Applying this "closely drawn" standard, the court accepted the FEC’s assertions that the statute demonstrates a sufficiently important interest because it protects against quid pro quo corruption and its appearance and prevents interference with merit-based public administration. The court found persuasive the lengthy review of federal and state legislative efforts to combat corruption and concluded that "substantial evidence demonstrates" that individuals and firms continue to test the limits of the contractor contribution ban at both the federal and state levels. "[T]he evidence canvassed thus far suffices to show that, in government contracting, the risk of quid pro quo corruption and its appearance, and of interference with merit-based administration, has not dissipated. Taken together, the record offers every reason to believe that, if the dam barring contributions were broken, more money in exchange for contracts would flow through the same channels already on display…. The interests supporting the contractor contribution statute are legally sufficient, and the dangers it seeks to combat are real and supported by the historical and factual record."

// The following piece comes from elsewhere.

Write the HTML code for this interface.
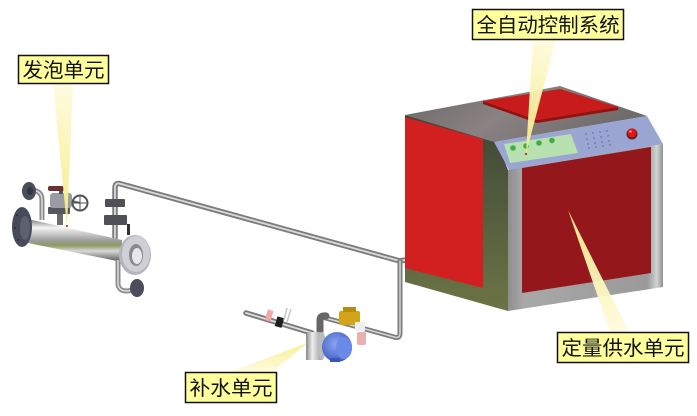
<!DOCTYPE html>
<html><head><meta charset="utf-8">
<style>
html,body{margin:0;padding:0;background:#fff;}
svg{display:block;}
text{font-family:"Liberation Sans","Noto Sans CJK SC",sans-serif;}
</style></head>
<body>
<svg width="697" height="416" viewBox="0 0 697 416" xmlns="http://www.w3.org/2000/svg">
<defs>
 <linearGradient id="topg" x1="0" y1="0" x2="1" y2="0.3">
  <stop offset="0" stop-color="#6a6766"/><stop offset="0.5" stop-color="#8a8282"/><stop offset="1" stop-color="#6f6b6b"/>
 </linearGradient>
 <linearGradient id="sideg" x1="0" y1="0" x2="0" y2="1">
  <stop offset="0" stop-color="#3e4638"/><stop offset="1" stop-color="#6c7445"/>
 </linearGradient>
 <linearGradient id="frameg" x1="0" y1="0" x2="1" y2="0">
  <stop offset="0" stop-color="#8e8e8e"/><stop offset="0.1" stop-color="#a8a8a8"/><stop offset="0.9" stop-color="#9a9a9a"/><stop offset="0.96" stop-color="#d2d4d4"/><stop offset="1" stop-color="#909090"/>
 </linearGradient>
 <linearGradient id="cyl" x1="0" y1="0" x2="0" y2="1">
  <stop offset="0" stop-color="#6a6a6a"/><stop offset="0.22" stop-color="#f4f4f4"/><stop offset="0.5" stop-color="#a0a0a0"/><stop offset="0.62" stop-color="#8a9a60"/><stop offset="0.75" stop-color="#d8d8d8"/><stop offset="1" stop-color="#555"/>
 </linearGradient>
 <linearGradient id="pumpg" x1="0" y1="0" x2="1" y2="0">
  <stop offset="0" stop-color="#888"/><stop offset="0.4" stop-color="#eee"/><stop offset="1" stop-color="#999"/>
 </linearGradient>
 <linearGradient id="beam1" x1="0" y1="0" x2="0" y2="1">
  <stop offset="0" stop-color="#fffbe0"/><stop offset="1" stop-color="#f4ec80"/>
 </linearGradient>
 <linearGradient id="beam2" x1="0" y1="1" x2="0" y2="0">
  <stop offset="0" stop-color="#fffbe0"/><stop offset="1" stop-color="#f6ee8a"/>
 </linearGradient>
 <radialGradient id="motor" cx="0.45" cy="0.4" r="0.7">
  <stop offset="0" stop-color="#8aa6f4"/><stop offset="1" stop-color="#3a55b8"/>
 </radialGradient>
</defs>

<!-- pipes -->
<g fill="none" stroke-linecap="round" stroke-linejoin="round">
 <path d="M115 238 L115 188 Q115 182 121 184 L400 261 L405 260" stroke="#7c7c7c" stroke-width="5.5"/>
 <path d="M115 238 L115 188 Q115 182 121 184 L400 261 L405 260" stroke="#dadada" stroke-width="1.8"/>
 <path d="M400 261 L400 333 Q400 339 394 337 L322 317" stroke="#7c7c7c" stroke-width="5"/>
 <path d="M400 261 L400 333 Q400 339 394 337 L322 317" stroke="#d6d6d6" stroke-width="1.5"/>
 <path d="M246 313 L312 333" stroke="#7a7a7a" stroke-width="5.5"/>
 <path d="M246 313 L312 333" stroke="#dcdcdc" stroke-width="1.8"/>
 <path d="M320 332 L320 320 Q320 315 326 316" stroke="#666" stroke-width="7"/>
</g>

<!-- box left side -->
<polygon points="405,115 497,142 508,170 508,311 405,282" fill="url(#sideg)"/>
<polygon points="405,117 483,139 483,288 405,268" fill="#d21f1f"/>
<!-- top -->
<polygon points="405,115 560,86 647,116 494,142" fill="url(#topg)"/>
<!-- lid -->
<polygon points="483,101 537,120 618,107 618,110 537,123 483,104" fill="#961010"/>
<polygon points="483,101 560,89 618,107 537,120" fill="#c81c1c"/>
<!-- control panel -->
<polygon points="494,142 647,116 663,144 509,170" fill="#9aa5d2"/>
<polygon points="504,144 571,134 578,153 510,163" fill="#b8e0b0"/>
<g fill="#3cb043">
 <circle cx="513" cy="148" r="2.8"/><circle cx="526" cy="146" r="2.8"/><circle cx="539" cy="143" r="2.8"/><circle cx="552" cy="140.5" r="2.8"/>
</g>
<g fill="#6f78a8">
 <circle cx="586" cy="134" r="0.9"/><circle cx="593" cy="133" r="0.9"/><circle cx="600" cy="132" r="0.9"/><circle cx="607" cy="131" r="0.9"/>
 <circle cx="587" cy="139" r="0.9"/><circle cx="594" cy="138" r="0.9"/><circle cx="601" cy="137" r="0.9"/><circle cx="608" cy="136" r="0.9"/>
 <circle cx="588" cy="144" r="0.9"/><circle cx="595" cy="143" r="0.9"/><circle cx="602" cy="142" r="0.9"/><circle cx="609" cy="141" r="0.9"/>
 <circle cx="589" cy="148" r="0.9"/><circle cx="596" cy="147" r="0.9"/><circle cx="603" cy="146" r="0.9"/><circle cx="610" cy="145" r="0.9"/>
</g>
<circle cx="632" cy="134" r="5.5" fill="#5a2020"/>
<circle cx="632" cy="133" r="4.5" fill="#e41414"/>
<circle cx="630.5" cy="131.5" r="1.3" fill="#ff9090"/>
<!-- front frame -->
<polygon points="508,170 663,144 663,287 508,311" fill="url(#frameg)"/>
<polygon points="522,168 651,147 651,273 522,293" fill="#94171b"/>

<!-- foam unit -->
<path d="M32 190 Q42 191 42 200 L42 220" fill="none" stroke="#8c8c8c" stroke-width="5"/>
<path d="M32 190 Q42 191 42 200 L42 220" fill="none" stroke="#dcdcdc" stroke-width="1.5"/>
<ellipse cx="29" cy="191" rx="7" ry="9" fill="#4a4d5a"/>
<ellipse cx="30" cy="191" rx="3" ry="4" fill="#33353e"/>
<!-- valve -->
<rect x="57" y="208" width="6" height="17" fill="#6a6a6a"/>
<rect x="48" y="207" width="22" height="7" rx="1" fill="#55575f"/>
<rect x="50" y="193" width="22" height="15" rx="3" fill="#9a9ca2"/>
<rect x="59" y="189" width="4" height="5" fill="#555"/>
<rect x="48" y="186" width="16" height="5" rx="2" fill="#6b3030"/>
<path d="M72 201 L80 203" stroke="#666" stroke-width="2"/>
<circle cx="80" cy="203" r="7.5" fill="none" stroke="#50525a" stroke-width="2"/>
<path d="M73 203 L87 203 M80 196 L80 210" stroke="#50525a" stroke-width="1"/>
<!-- right riser flanges -->
<rect x="105" y="199" width="20" height="8" rx="1" fill="#4f5058"/>
<rect x="104" y="215" width="23" height="10" rx="1" fill="#4f5058"/>
<rect x="127" y="224" width="3" height="11" fill="#333"/>
<!-- cylinder -->
<polygon points="23,218 122,240 122,262 23,242" fill="url(#cyl)"/>
<ellipse cx="22" cy="227" rx="10" ry="20" fill="#474a58"/>
<ellipse cx="25" cy="228" rx="5" ry="12" fill="#5e6070"/>
<g fill="#222"><circle cx="17" cy="215" r="0.9"/><circle cx="15" cy="228" r="0.9"/><circle cx="18" cy="240" r="0.9"/></g>
<!-- bottom pipe -->
<path d="M118 260 L118 283 Q118 291 127 291 L134 290" fill="none" stroke="#8c8c8c" stroke-width="5"/>
<path d="M118 260 L118 283 Q118 291 127 291 L134 290" fill="none" stroke="#dcdcdc" stroke-width="1.5"/>
<ellipse cx="137" cy="288" rx="7" ry="9" fill="#4a4d5a"/>
<!-- right flange -->
<ellipse cx="135" cy="255" rx="16" ry="20" fill="#b4b4ba"/>
<ellipse cx="136" cy="254" rx="14" ry="18" fill="#cfcfd4"/>
<ellipse cx="136" cy="255" rx="7" ry="11" fill="#8a8a92"/>
<ellipse cx="137" cy="256" rx="5" ry="8" fill="#e8e8ec"/>

<!-- pump unit -->
<rect x="266" y="310" width="6" height="11" rx="1" fill="#f0a8a8" transform="rotate(16 269 316)"/>
<rect x="276" y="317" width="7" height="10" fill="#1e1e1e" transform="rotate(16 279 322)"/>
<path d="M284 320 L287 308 M287 322 L291 309" stroke="#c8c8c8" stroke-width="1.5"/>
<ellipse cx="316" cy="346" rx="10" ry="14" fill="#9a9a9a"/>
<rect x="306" y="332" width="16" height="28" fill="url(#pumpg)"/>
<ellipse cx="322" cy="346" rx="4" ry="14" fill="#bbb"/>
<ellipse cx="337" cy="347" rx="15" ry="15" fill="url(#motor)"/>
<ellipse cx="344" cy="348" rx="8" ry="11" fill="#6a8ae8"/>
<rect x="330" y="358" width="10" height="4" fill="#3a55b8"/>
<rect x="339" y="311" width="21" height="14" rx="2" fill="#d4a418"/>
<rect x="343" y="307" width="13" height="5" fill="#b88c10"/>
<rect x="355" y="322" width="10" height="9" fill="#efefef"/>
<rect x="357" y="332" width="9" height="13" rx="2" fill="#eab0b0"/>

<!-- callout beams -->
<polygon points="53,84 73,84 67,227" fill="url(#beam1)" opacity="0.95"/>
<polygon points="533,39 556,39 526,154" fill="url(#beam1)" opacity="0.95"/>
<polygon points="610,332 629,332 568,210" fill="url(#beam2)" opacity="0.95"/>
<polygon points="230,372 273,372 307,343" fill="url(#beam2)" opacity="0.95"/>
<circle cx="67" cy="226" r="1" fill="#c00"/>
<circle cx="526" cy="154" r="1" fill="#c00"/>

<!-- labels -->
<g stroke="#111" stroke-width="1.5" fill="#ffff9c">
 <rect x="18.5" y="55.5" width="90" height="28"/>
 <rect x="472.5" y="9.5" width="151" height="30"/>
 <rect x="557.5" y="332.5" width="131" height="30"/>
 <rect x="185.5" y="372.5" width="91" height="30"/>
</g>
<g fill="#111" font-size="20" text-anchor="middle">
 <text x="63.5" y="77" textLength="82" lengthAdjust="spacingAndGlyphs">发泡单元</text>
 <text x="548" y="32" textLength="143" lengthAdjust="spacingAndGlyphs">全自动控制系统</text>
 <text x="623" y="355" textLength="123" lengthAdjust="spacingAndGlyphs">定量供水单元</text>
 <text x="231" y="395" textLength="83" lengthAdjust="spacingAndGlyphs">补水单元</text>
</g>
</svg>
</body></html>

The court also found that the statute employed means closely drawn to avoid unnecessary abridgment of associational freedoms. The plaintiffs had argued that the statute fails this test because it is overinclusive and bans their contributions entirely, and that it is underinclusive because it permits too much speech and fails to ban contributions by certain groups. In rejecting the overinclusive argument, the court pointed out that, although campaign contributions are banned, there are other forms of unrestricted political engagement in which the plaintiffs could participate. The ban was also temporally limited to the time between commencement of negotiations and completion of the contract’s performance. See 52 U.S.C. § 30119(a)(1). The court also rejected the plaintiffs' underinclusive argument by stating that although Congress could have swept in more potential contributors, the statute aims squarely at the conduct most likely to undermine its underlying interests.

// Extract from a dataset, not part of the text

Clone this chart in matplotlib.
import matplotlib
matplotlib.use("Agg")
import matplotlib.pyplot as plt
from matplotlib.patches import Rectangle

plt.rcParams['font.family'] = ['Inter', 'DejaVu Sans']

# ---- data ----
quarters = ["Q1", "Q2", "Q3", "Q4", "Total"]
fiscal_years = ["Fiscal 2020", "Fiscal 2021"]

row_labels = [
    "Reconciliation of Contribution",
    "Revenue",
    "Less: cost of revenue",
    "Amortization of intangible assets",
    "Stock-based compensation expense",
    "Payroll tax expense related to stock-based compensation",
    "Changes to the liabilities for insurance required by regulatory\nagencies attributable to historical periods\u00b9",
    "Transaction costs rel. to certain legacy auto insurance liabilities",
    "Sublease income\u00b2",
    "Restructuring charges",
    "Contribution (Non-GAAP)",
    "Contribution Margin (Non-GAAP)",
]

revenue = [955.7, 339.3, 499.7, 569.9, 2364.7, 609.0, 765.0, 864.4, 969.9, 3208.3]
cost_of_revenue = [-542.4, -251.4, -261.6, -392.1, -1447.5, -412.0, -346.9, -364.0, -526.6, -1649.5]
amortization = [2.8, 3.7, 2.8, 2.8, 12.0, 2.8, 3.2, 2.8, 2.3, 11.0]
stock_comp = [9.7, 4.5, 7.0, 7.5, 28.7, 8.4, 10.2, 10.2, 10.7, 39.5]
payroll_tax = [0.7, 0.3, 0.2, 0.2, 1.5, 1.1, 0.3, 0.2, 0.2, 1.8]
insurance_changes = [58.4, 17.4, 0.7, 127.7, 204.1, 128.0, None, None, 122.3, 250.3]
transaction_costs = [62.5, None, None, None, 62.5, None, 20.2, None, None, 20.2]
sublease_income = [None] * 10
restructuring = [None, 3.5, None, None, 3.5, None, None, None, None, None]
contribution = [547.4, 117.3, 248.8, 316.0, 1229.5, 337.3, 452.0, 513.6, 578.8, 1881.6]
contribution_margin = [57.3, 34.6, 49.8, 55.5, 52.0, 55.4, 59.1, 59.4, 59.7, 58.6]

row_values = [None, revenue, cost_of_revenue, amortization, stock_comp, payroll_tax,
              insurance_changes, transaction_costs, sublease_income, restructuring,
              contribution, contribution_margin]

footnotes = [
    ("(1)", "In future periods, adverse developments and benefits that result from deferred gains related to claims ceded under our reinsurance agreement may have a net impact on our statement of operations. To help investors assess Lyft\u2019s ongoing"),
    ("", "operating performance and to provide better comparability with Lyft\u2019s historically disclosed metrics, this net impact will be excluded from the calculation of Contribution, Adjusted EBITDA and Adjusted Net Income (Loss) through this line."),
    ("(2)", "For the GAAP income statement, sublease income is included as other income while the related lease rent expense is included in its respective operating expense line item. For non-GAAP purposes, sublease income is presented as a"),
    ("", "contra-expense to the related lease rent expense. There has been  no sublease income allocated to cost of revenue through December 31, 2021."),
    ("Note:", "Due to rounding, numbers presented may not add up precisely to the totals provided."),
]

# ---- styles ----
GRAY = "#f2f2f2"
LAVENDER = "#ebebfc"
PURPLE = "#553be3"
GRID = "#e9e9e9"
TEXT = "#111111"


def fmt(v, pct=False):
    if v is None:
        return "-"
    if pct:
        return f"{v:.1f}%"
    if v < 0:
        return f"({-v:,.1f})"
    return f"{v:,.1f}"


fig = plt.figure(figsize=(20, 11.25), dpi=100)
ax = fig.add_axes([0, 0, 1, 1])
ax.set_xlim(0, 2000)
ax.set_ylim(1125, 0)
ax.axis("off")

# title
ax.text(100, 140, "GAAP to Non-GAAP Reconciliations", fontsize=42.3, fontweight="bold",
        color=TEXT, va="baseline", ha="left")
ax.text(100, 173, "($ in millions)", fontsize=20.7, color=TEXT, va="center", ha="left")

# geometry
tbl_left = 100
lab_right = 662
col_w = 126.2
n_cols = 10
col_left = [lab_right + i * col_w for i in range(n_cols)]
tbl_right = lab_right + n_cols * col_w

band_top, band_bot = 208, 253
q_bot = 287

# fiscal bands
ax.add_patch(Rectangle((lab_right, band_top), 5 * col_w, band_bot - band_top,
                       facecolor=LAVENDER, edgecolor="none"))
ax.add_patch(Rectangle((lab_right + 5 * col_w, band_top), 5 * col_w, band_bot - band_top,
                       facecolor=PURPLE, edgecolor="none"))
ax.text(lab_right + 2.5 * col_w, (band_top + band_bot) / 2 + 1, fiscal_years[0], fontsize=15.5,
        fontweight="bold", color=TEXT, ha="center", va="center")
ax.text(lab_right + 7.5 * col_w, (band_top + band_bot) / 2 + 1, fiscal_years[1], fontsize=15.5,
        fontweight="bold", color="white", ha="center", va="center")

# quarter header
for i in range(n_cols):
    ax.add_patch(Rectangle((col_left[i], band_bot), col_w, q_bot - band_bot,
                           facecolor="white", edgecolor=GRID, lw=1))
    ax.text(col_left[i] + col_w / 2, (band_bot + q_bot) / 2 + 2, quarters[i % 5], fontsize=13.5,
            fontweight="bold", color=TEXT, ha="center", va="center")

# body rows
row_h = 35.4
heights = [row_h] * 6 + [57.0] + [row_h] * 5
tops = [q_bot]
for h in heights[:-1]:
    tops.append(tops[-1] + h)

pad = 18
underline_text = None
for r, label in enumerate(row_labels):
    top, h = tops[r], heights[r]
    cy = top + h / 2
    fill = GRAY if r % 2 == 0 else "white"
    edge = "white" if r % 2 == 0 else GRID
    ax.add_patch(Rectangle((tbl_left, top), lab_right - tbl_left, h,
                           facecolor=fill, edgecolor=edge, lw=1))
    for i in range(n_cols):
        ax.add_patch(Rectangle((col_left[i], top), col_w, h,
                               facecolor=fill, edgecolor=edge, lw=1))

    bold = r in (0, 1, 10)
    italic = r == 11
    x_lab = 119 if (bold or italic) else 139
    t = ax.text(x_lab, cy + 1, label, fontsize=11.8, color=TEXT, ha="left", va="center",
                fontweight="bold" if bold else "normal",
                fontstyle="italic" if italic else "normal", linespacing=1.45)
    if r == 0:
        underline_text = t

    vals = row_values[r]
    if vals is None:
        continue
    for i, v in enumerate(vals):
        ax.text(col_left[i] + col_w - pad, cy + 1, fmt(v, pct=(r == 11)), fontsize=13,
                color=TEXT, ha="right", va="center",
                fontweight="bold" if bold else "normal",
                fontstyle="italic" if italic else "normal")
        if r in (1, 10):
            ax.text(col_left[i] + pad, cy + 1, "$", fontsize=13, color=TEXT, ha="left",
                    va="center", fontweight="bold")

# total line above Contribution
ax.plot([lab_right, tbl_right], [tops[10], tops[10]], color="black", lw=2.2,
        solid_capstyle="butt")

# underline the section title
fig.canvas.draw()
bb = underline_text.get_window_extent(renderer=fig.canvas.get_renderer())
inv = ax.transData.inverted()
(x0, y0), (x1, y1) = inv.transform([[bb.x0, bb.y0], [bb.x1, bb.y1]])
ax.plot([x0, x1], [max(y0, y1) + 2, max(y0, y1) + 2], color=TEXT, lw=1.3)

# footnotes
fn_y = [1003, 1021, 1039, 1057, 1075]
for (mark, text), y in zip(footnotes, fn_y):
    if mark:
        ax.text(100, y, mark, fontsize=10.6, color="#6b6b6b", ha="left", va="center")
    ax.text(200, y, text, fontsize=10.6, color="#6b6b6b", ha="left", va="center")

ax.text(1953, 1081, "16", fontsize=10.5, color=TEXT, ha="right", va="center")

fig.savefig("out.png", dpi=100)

Finally, the court rejected the plaintiffs' equal protection argument. The plaintiffs had maintained that the statute subjects individual contractors to a ban that does not apply to certain similarly situated persons. The court rejected this approach as an attempt to get the court to reevaluate the same claims under a strict scrutiny standard.

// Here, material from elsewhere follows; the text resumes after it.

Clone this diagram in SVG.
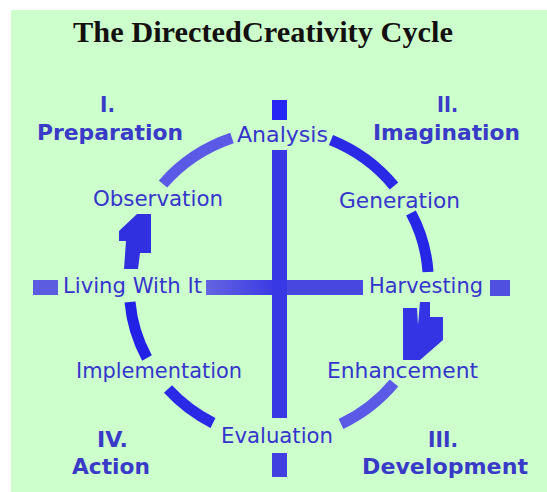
<svg xmlns="http://www.w3.org/2000/svg" width="547" height="492" viewBox="0 0 547 492">
  <defs>
    <style>
      .lbl { font-family: "DejaVu Sans", "Liberation Sans", sans-serif; font-size: 21px; fill: #3535cc; }
      .phase { font-family: "DejaVu Sans", "Liberation Sans", sans-serif; font-size: 22px; font-weight: bold; fill: #3a3ac8; }
      .title { font-family: "Liberation Serif", "Times New Roman", serif; font-size: 30px; font-weight: bold; fill: #141010; }
      .arc { fill: none; stroke-width: 11; stroke-linecap: butt; }
    </style>
    <linearGradient id="hbarL" x1="0" y1="0" x2="1" y2="0">
      <stop offset="0" stop-color="#6464e2"/>
      <stop offset="1" stop-color="#3c3ce4"/>
    </linearGradient>
  </defs>

  <rect x="0" y="0" width="547" height="492" fill="#ffffff"/>
  <rect x="11" y="10" width="536" height="482" fill="#ccffcc"/>

  <g id="title">
    <text class="title" x="73" y="42" textLength="380" lengthAdjust="spacingAndGlyphs">The DirectedCreativity Cycle</text>
  </g>

  <g id="axes">
    <rect x="272" y="100" width="15" height="20" fill="#2626f4"/>
    <rect x="272" y="150" width="15" height="268" fill="#3838e4"/>
    <rect x="272" y="453" width="15" height="24" fill="#4040e0"/>
    <rect x="33" y="280" width="25" height="15" fill="#5c5ce0"/>
    <rect x="206" y="280" width="66" height="15" fill="url(#hbarL)"/>
    <rect x="287" y="280" width="76" height="15" fill="#4848e0"/>
    <rect x="490" y="280" width="20" height="16" fill="#5050e0"/>
  </g>

  <g id="connectors">
    <path class="arc" stroke="#5a5ae6" d="M163,184 A158,150 0 0 1 232,138"/>
    <path class="arc" stroke="#2a2ae6" d="M331,140 A158,150 0 0 1 394,186"/>
    <path class="arc" stroke="#2626e6" d="M411,213 A158,150 0 0 1 428,272"/>
    <path class="arc" stroke="#5a5ae6" d="M394,383 A158,150 0 0 1 341,424"/>
    <path class="arc" stroke="#2a2ae6" d="M213,423 A158,150 0 0 1 168,389"/>
    <path class="arc" stroke="#2222e6" d="M147,358 A158,150 0 0 1 130,302"/>
    <polygon fill="#3030e0" points="137,214 151,214 151,253 140,253 138,269 124,269 126,241 119,241 119,231"/>
    <polygon fill="#3434e4" points="403,308 417,308 418,325 420,302 430,302 430,317 443,317 443,340 420,360 403,360"/>
  </g>

  <g id="phase-1">
    <text class="phase" x="100" y="112" textLength="15" lengthAdjust="spacingAndGlyphs">I.</text>
    <text class="phase" x="37" y="140" textLength="146" lengthAdjust="spacingAndGlyphs">Preparation</text>
  </g>
  <g id="phase-2">
    <text class="phase" x="437" y="112" textLength="21" lengthAdjust="spacingAndGlyphs">II.</text>
    <text class="phase" x="373" y="140" textLength="147" lengthAdjust="spacingAndGlyphs">Imagination</text>
  </g>
  <g id="phase-3">
    <text class="phase" x="428" y="447" textLength="30" lengthAdjust="spacingAndGlyphs">III.</text>
    <text class="phase" x="362" y="474" textLength="166" lengthAdjust="spacingAndGlyphs">Development</text>
  </g>
  <g id="phase-4">
    <text class="phase" x="97" y="447" textLength="31" lengthAdjust="spacingAndGlyphs">IV.</text>
    <text class="phase" x="72" y="474" textLength="78" lengthAdjust="spacingAndGlyphs">Action</text>
  </g>

  <g id="analysis"><text class="lbl" x="237" y="142" textLength="91" lengthAdjust="spacingAndGlyphs">Analysis</text></g>
  <g id="generation"><text class="lbl" x="339" y="208" textLength="121" lengthAdjust="spacingAndGlyphs">Generation</text></g>
  <g id="harvesting"><text class="lbl" x="369" y="293" textLength="114" lengthAdjust="spacingAndGlyphs">Harvesting</text></g>
  <g id="enhancement"><text class="lbl" x="327" y="378" textLength="151" lengthAdjust="spacingAndGlyphs">Enhancement</text></g>
  <g id="evaluation"><text class="lbl" x="221" y="443" textLength="112" lengthAdjust="spacingAndGlyphs">Evaluation</text></g>
  <g id="implementation"><text class="lbl" x="76" y="378" textLength="166" lengthAdjust="spacingAndGlyphs">Implementation</text></g>
  <g id="living-with-it"><text class="lbl" x="63" y="293" textLength="139" lengthAdjust="spacingAndGlyphs">Living With It</text></g>
  <g id="observation"><text class="lbl" x="93" y="206" textLength="130" lengthAdjust="spacingAndGlyphs">Observation</text></g>
</svg>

The court issued its judgment and order in favor of the FEC, finding that the flat prohibition of contractor contributions was closely drawn to the important goals of preventing quid pro quo corruption and its appearance and interference with merit based administration. Therefore, application of 52 U.S.C. § 30119 to contributions by an individual contractor to a federal candidate or political party does not violate the First Amendment or the equal protection component of the Fifth Amendment’s Due Process Clause.